Sabtu, 18 Februari 2017

MEMAHAMI KEBIJAKAN DONALD TRUMP

Setelah dilantik menjadi Presiden Amerika Serikat, Donald Trump mengeluarkan beberapa kebijakan yang dinilai banyak orang sangat kontroversial. Salah satu kebijakan itu adalah larangan memasuki Negara Amerika Serikat bagi imigran dari 7 negara islam. Ketujuh negara itu adalah Iran, Irak, Libya, Somalia, Sudan, Suriah dan Yaman. Tidak menunggu waktu lama, aksi protes pun melanda beberapa lokasi di Amerika. Mereka menentang kebijakan Trump tersebut. Tak kalah menarik, dunia pun mengecamnya.
Ada kesan bahwa mereka yang protes hanya sekedar protes, dan menilai bahwa aksi protes menggambarkan aspirasi seluruh rakyat Amerika. Padahal, sebuah suvei merilis bahwa lebih dari separuh rakyat Amerika setuju dengan kebijakan tersebut. Di samping itu, kebijakan Trump itu bukanlah kebijakan permanen. Penerapan larangan itu memiliki batasan toleransi waktu. Artinya, larangan itu tidak berlaku selamanya; bahkan tidak sampai 1 tahun. Akan tetapi, pihak yudikatif mengambil keputusan membatalkan kebijakan Trump tersebut.
Satu pertanyaan atas masalah ini adalah KENAPA. Kenapa Trump mengeluarkan kebijakan larangan itu, dan kenapa segelintir warga memprotesnya? Tak bisa dipungkiri bahwa dasar tindakan kedua pihak ini (Trump dan warga anti) adalah kemanusiaan. Trump mau membela kemanusiaan warga Amerika, sedangkan warga membela kemanusiaan universal. Warga memakai pola pikir awam, yaitu belas kasih mendahului kejadian; sementara Trump memakai pola pikir militer, yaitu sedia payung sebelum hujan, mencegah lebih baik daripada kejadian.
Yang menjadi dasar kebijakan Trump adalah terorisme. Karena itu, setelah keluar keputusan dari pengadilan yang membatalkan kebijakan pemerintah itu, Trump langsung menyatakan bahwa jika ada aksi teroris di Amerika, pihak pengadilanlah yang pertama kali disalahkan. Lewat kebijakan larangan itu, Trump mau melindungi warga Amerika dari bahaya terorisme. Karena itu, sebelum muncul aksi teror yang merugikan warga dan negara, adalah bijak jika dicegah terlebih dahulu. Salah satu tindakan pencegahannya adalah dengan melarang imigran dari 7 negara islam.

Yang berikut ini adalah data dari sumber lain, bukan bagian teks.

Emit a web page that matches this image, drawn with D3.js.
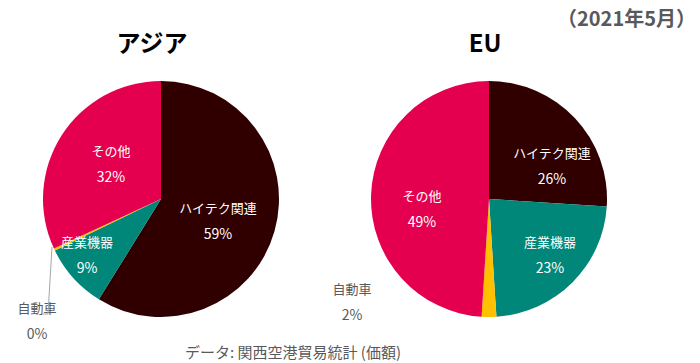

Dalam kebijakan larangan itu Trump bukan anti islam atau orang islam, sebagaimana yang sering disuarakan banyak pihak. Trump anti terhadap terorisme bukan islam, meski islam tak bisa dipisahkan dengan terorisme. Sikap Trump ini terlihat bahwa dia masih menjalin relasi dengan negara-negara islam lainnya. Negara Arab Saudi dan Uni Emirat Arab tidak dikenakan larangan masuk ke Amerika Serikat. Trump mengantisipasi politik perang Kuda Troya. Kemanusiaan dan belas kasih adalah Kuda Troya bagi umat muslim radikal untuk masuk ke Negeri Paman Sam ini. Dan kita semua tahu bagaimana kelanjutan kisah Kuda Troya.
Memang, dalam kebijakan Trump tersebut akan muncul kesan bahwa islam itu adalah agama teroris. Namun, kiranya kesan ini tidaklah terlalu berlebihan. Mark Gabriel pernah berkata, “Islamlah yang ada di balik terorisme, bukan muslim. Muslim adalah korban. Bahkan anak-anak muda berusia 19 tahun yang membajak pesawat dan terbunuh saat itu – mereka adalah korban. Penjahatnya adalah islam.”